At my new table is a face I recognise immediately, EPT Berlin winner Kevin MacPhee. Other than that I can't identify anyone, so this is good. I don't actually win my first pot of the tournament until well into the second level, about two and a half hours in. When it happens something seems to turn around and I manage to chip up nicely throughout the rest of the day. Mainly I do this through flopping top pair, betting the flop, checking the turn and catching a bluff on the river. People are bluffing way too much but it's such a slow tournament that my opinion is that it's possibly correct to almost never bluff. I try to play solid hands and just fold if I don't connect with the board or there is a lot of action.

Joe Sebok is on the next table and has cameras trained on him all day, yet MacPhee who to me is clearly a far better player, is unlogoed largely ignored.

My poker forum friend Chris kindly checks in with me at the last break, after buying in for the following day.
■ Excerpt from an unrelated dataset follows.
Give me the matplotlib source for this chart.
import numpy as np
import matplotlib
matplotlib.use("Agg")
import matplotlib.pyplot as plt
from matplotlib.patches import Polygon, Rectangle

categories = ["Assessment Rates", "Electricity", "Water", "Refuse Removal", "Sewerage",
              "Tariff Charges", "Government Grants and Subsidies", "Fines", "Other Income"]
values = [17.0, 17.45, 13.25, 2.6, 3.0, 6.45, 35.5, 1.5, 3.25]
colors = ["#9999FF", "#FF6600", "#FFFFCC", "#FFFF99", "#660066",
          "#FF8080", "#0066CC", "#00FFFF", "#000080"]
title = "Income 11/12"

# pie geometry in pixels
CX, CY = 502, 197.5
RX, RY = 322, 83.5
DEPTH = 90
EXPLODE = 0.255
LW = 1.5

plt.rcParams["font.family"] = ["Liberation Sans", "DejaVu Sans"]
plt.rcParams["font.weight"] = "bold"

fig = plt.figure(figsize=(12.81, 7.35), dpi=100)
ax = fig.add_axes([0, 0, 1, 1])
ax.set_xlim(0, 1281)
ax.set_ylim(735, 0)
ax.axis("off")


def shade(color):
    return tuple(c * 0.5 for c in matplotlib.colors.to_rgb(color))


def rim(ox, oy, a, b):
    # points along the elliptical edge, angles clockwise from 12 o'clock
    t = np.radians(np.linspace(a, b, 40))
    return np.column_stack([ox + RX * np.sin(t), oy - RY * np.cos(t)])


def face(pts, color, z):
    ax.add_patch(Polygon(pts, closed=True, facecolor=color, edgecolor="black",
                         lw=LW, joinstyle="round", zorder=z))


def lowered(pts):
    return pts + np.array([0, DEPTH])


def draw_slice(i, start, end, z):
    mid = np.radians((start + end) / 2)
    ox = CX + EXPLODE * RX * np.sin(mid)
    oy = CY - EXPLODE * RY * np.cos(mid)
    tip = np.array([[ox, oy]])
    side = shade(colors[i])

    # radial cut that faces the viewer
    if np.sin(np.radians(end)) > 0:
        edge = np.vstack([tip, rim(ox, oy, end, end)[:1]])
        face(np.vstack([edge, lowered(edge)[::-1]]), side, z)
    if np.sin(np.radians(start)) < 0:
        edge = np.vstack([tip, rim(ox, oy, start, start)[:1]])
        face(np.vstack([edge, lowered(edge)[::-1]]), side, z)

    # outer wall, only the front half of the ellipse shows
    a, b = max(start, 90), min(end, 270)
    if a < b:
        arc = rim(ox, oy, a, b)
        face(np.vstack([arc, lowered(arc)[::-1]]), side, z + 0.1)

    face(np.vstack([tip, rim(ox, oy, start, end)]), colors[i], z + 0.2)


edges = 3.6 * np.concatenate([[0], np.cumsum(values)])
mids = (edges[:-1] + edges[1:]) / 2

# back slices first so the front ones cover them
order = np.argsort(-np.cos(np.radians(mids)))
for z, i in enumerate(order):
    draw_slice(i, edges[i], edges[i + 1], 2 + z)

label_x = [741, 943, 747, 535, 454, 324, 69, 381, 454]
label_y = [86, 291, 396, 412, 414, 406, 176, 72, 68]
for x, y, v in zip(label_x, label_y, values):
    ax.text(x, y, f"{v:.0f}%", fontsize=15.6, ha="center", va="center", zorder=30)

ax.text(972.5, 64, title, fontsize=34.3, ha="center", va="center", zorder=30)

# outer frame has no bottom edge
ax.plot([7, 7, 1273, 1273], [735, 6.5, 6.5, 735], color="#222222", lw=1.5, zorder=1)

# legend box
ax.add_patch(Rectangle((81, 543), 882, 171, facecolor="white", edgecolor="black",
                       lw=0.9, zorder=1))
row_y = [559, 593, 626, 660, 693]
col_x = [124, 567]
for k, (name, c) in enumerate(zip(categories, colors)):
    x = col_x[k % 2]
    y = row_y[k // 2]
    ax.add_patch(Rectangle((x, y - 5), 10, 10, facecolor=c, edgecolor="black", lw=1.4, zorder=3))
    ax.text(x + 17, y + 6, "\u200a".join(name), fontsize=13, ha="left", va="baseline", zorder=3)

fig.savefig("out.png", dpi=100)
We chat some and he tells me he thinks Brandon Cantu has just moved to my table - Cantu has the reputation for being one of the most insanely aggressive players in the world and I play the last hour thinking it is him. However when at the close of play I find out it isn't. The lookalike is still a very good player though.

As the day goes on the table gets tougher and some of the bad players bust out and are replaced by young guys. There's an aggressive freshfaced young Swede, 'not Brandon Cantu' and a couple of other tricky players. Kevin MacPhee has a tough day but hangs in there and finishes on about 16k. He seems like a nice guy, has a good line in disparaging comments about people who act up for the TV camera and gives me a great sushi recommendation. He's from Idaho, but sadly I don't get into a conversation with him about the time I stayed there in a giant 30 foot dog. This is something I now regret.

By the end of the day I'm the second oldest on the table and it is decidedly tricky, so I'm glad when we finally get to bag up our chips and I'm sitting on 60,900. I've doubled my starting stack and I sit 232nd of the 1018 survivors. I would most likely have taken that before start of play and certainly would have after the torturous first level. Greg Raymer, Joe Sebok and several other 'big names' don't make it.

I get my table draw for day two and hope it contains more toothless men in vests from Alabama than freshfaced young Swedes.

* (For Americans) Timmy Mallet - 1990s UK children's TV presenter famous for outlandish glasses and a foam mallet. Had a number one chart hit with the song Itsy Bitsy Teeny Weeny Yellow Polka Dot Bikini. Current status unknown.